Why Did We Pull Out of Afghanistan?

Mike Weisser
4 min read4 days ago

There are lots of reasons why I’m going to vote for Joe in November, not the least being the fact that I always vote for the blue team. I even held my nose in 2016 and voted for she-who-still-can’t-keep-her-fucking-mouth-shut-but-I-won’t-mention-her-name, which only proves that I’m the biggest yellow-dog Democrat you’ll ever meet.

But in the current election, my decision to vote for Joe is not just because he’s a bona fide member of the blue team, but because he made the single most important and significant Presidential decision since Jimmy Carter pardoned the guys who resisted the Viet Nam draft, namely, that he pulled our troops out of Afghanistan and ended a twenty-year war.

That’s right. We went into Afghanistan in 2001 as part of our response to 9–11 and in an effort to capture Osama bin Laden, an attempt which failed.
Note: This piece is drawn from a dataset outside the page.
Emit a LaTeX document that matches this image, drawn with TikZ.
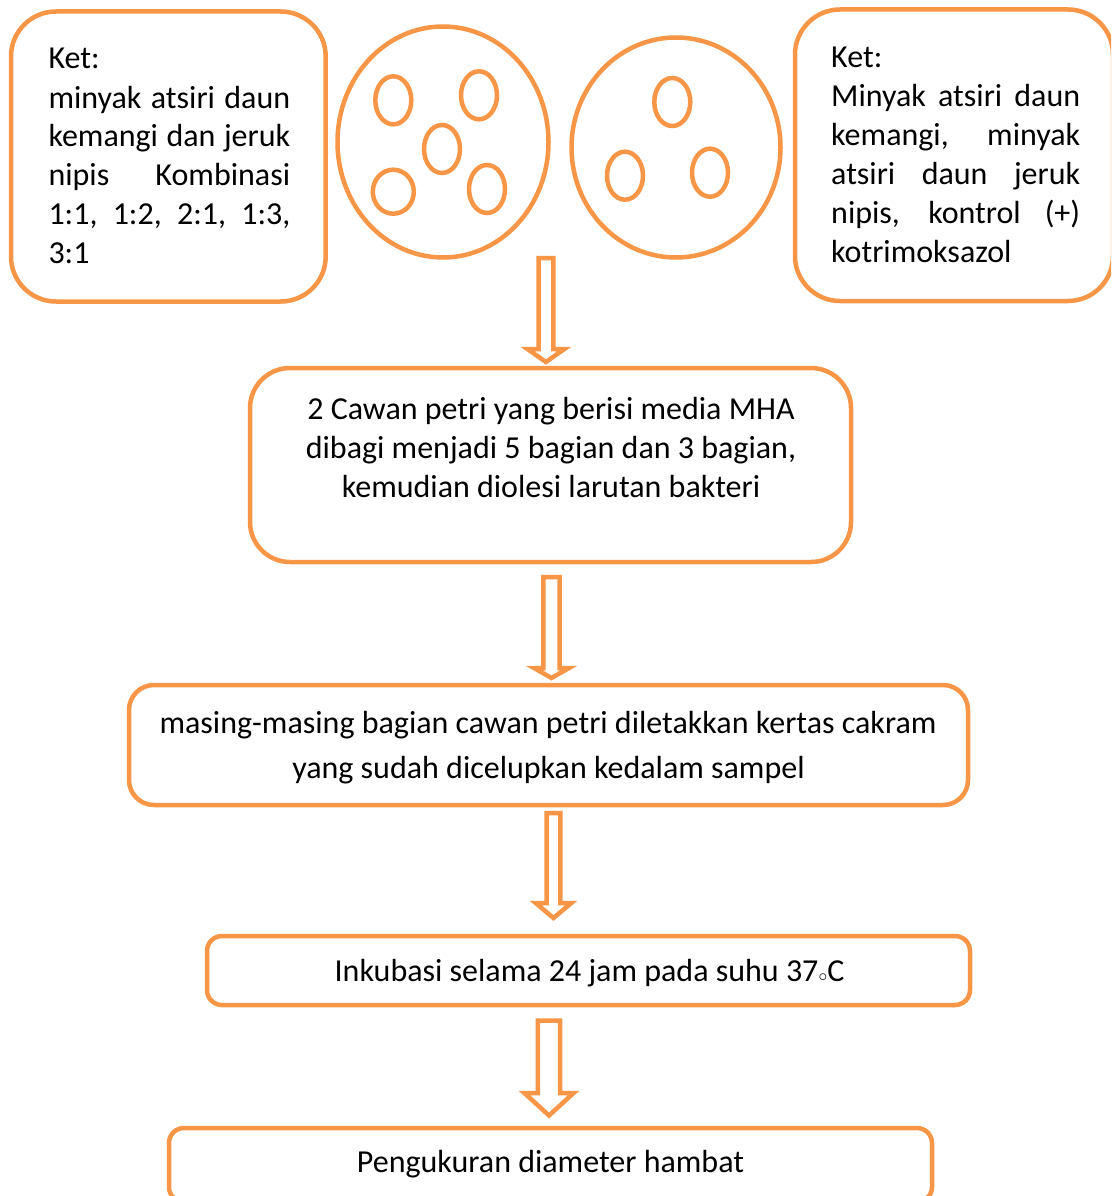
\documentclass[tikz,border=0pt]{standalone}
\usepackage{fontspec}
\setmainfont{Carlito}
\usetikzlibrary{shapes.geometric}
\definecolor{acc}{RGB}{247,150,70}
\newcommand\blockarrow[6]{%
  \draw[barrow] (#1-#5,#2) -- (#1+#5,#2) -- (#1+#5,#3) -- (#1+#6,#3) -- (#1,#4)
    -- (#1-#6,#3) -- (#1-#5,#3) -- cycle;}
\begin{document}
\begin{tikzpicture}[x=1pt,y=-1pt,
  box/.style={draw=acc, line width=4.5pt, fill=white, rectangle, inner sep=0pt},
  dish/.style={draw=acc, line width=4.5pt, ellipse, inner sep=0pt},
  disc/.style={draw=acc, line width=4.5pt, ellipse, inner sep=0pt, minimum width=36pt, minimum height=48pt},
  txt/.style={inner sep=0pt, font=\fontsize{32}{38.9}\selectfont, text=black},
  barrow/.style={draw=acc, line width=4.5pt, fill=white, line join=miter},
]
\useasboundingbox (0,0) rectangle (1111,1196);
\clip (0,0) rectangle (1111,1196);
\fill[white] (0,0) rectangle (1111,1196);

% top boxes
\node[box, minimum width=314.7pt, minimum height=290pt, rounded corners=45pt] (ketL) at (168.35,156.5) {};
\node[box, minimum width=318pt, minimum height=291.5pt, rounded corners=45pt] (ketR) at (954,155.25) {};

% petri dishes
\node[dish, minimum width=211pt, minimum height=231pt] (dishA) at (443,142) {};
\node[disc] (a1) at (393.3,100.3) {};
\node[disc] (a2) at (479,95.3) {};
\node[disc] (a3) at (442,149) {};
\node[disc, minimum width=41pt, minimum height=44pt] (a4) at (393.3,191.7) {};
\node[disc] (a5) at (487,189) {};
\node[dish, minimum width=209pt, minimum height=220pt] (dishB) at (676,147.5) {};
\node[disc] (b1) at (672.3,102) {};
\node[disc] (b2) at (625,175.7) {};
\node[disc] (b3) at (710,172.7) {};

% left text
\node[txt, anchor=base west] (l1) at (48.3,69) {Ket:};
\node[txt, anchor=base west] (l2) at (48.3,108.3) {\makebox[241.7pt][s]{minyak atsiri daun}};
\node[txt, anchor=base west] (l3) at (48.3,146.7) {\makebox[241.7pt][s]{kemangi dan jeruk}};
\node[txt, anchor=base west] (l4) at (48.3,185.7) {\makebox[241.7pt][s]{nipis Kombinasi}};
\node[txt, anchor=base west] (l5) at (48.3,224.3) {\makebox[241.7pt][s]{1:1, 1:2, 2:1, 1:3,}};
\node[txt, anchor=base west] (l6) at (48.3,263.3) {3:1};

% right text
\node[txt, anchor=base west] (r1) at (831,67.7) {Ket:};
\node[txt, anchor=base west] (r2) at (831,106.7) {\makebox[249pt][s]{Minyak atsiri daun}};
\node[txt, anchor=base west] (r3) at (831,145.7) {\makebox[249pt][s]{kemangi, minyak}};
\node[txt, anchor=base west] (r4) at (831,184.7) {\makebox[249pt][s]{atsiri daun jeruk}};
\node[txt, anchor=base west] (r5) at (831,223.7) {\makebox[249pt][s]{nipis, kontrol (+)}};
\node[txt, anchor=base west] (r6) at (831,262.7) {kotrimoksazol};

% flow boxes
\node[box, minimum width=601pt, minimum height=194pt, rounded corners=40pt] (s1) at (550.5,465) {};
\node[box, minimum width=839pt, minimum height=120pt, rounded corners=25pt] (s2) at (548.5,745) {};
\node[box, minimum width=763pt, minimum height=69pt, rounded corners=15pt] (s3) at (588.5,970.5) {};
\node[box, minimum width=763pt, minimum height=74pt, rounded corners=15pt] (s4) at (550.5,1165) {};

\node[txt, anchor=base] (t11) at (551,419.5) {2 Cawan petri yang berisi media MHA};
\node[txt, anchor=base] (t12) at (551,458) {dibagi menjadi 5 bagian dan 3 bagian,};
\node[txt, anchor=base] (t13) at (551,497) {kemudian diolesi larutan bakteri};
\node[txt, anchor=base] (t21) at (548,733) {masing-masing bagian cawan petri diletakkan kertas cakram};
\node[txt, anchor=base] (t22) at (548.5,778) {yang sudah dicelupkan kedalam sampel};
\node[txt, anchor=base] (t31) at (589.5,981) {Inkubasi selama 24 jam pada suhu 37\scalebox{0.7}{$\circ$}C};
\node[txt, anchor=base] (t41) at (550.5,1172) {Pengukuran diameter hambat};

% block arrows
\blockarrow{545.9}{258}{349}{362}{7.4}{18.5}
\blockarrow{551.5}{577}{668}{678}{8.2}{17.5}
\blockarrow{553.5}{813}{903}{918}{6.9}{17.8}
\blockarrow{549}{1020.5}{1093}{1115.5}{11.1}{24.6}
\end{tikzpicture}
\end{document}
Why did we keep troops in Afghanistan for the next two decades, making it the single, longest commitment of American fighting forces to combat in the entire history of the United States? Because three successive Presidents — Bush, Obama, Trump — all shared the crazy belief that we could somehow build and maintain a Western-style kind of democratic government in a country which had been a graveyard for every political adventure and misadventure over the previous two hundred years.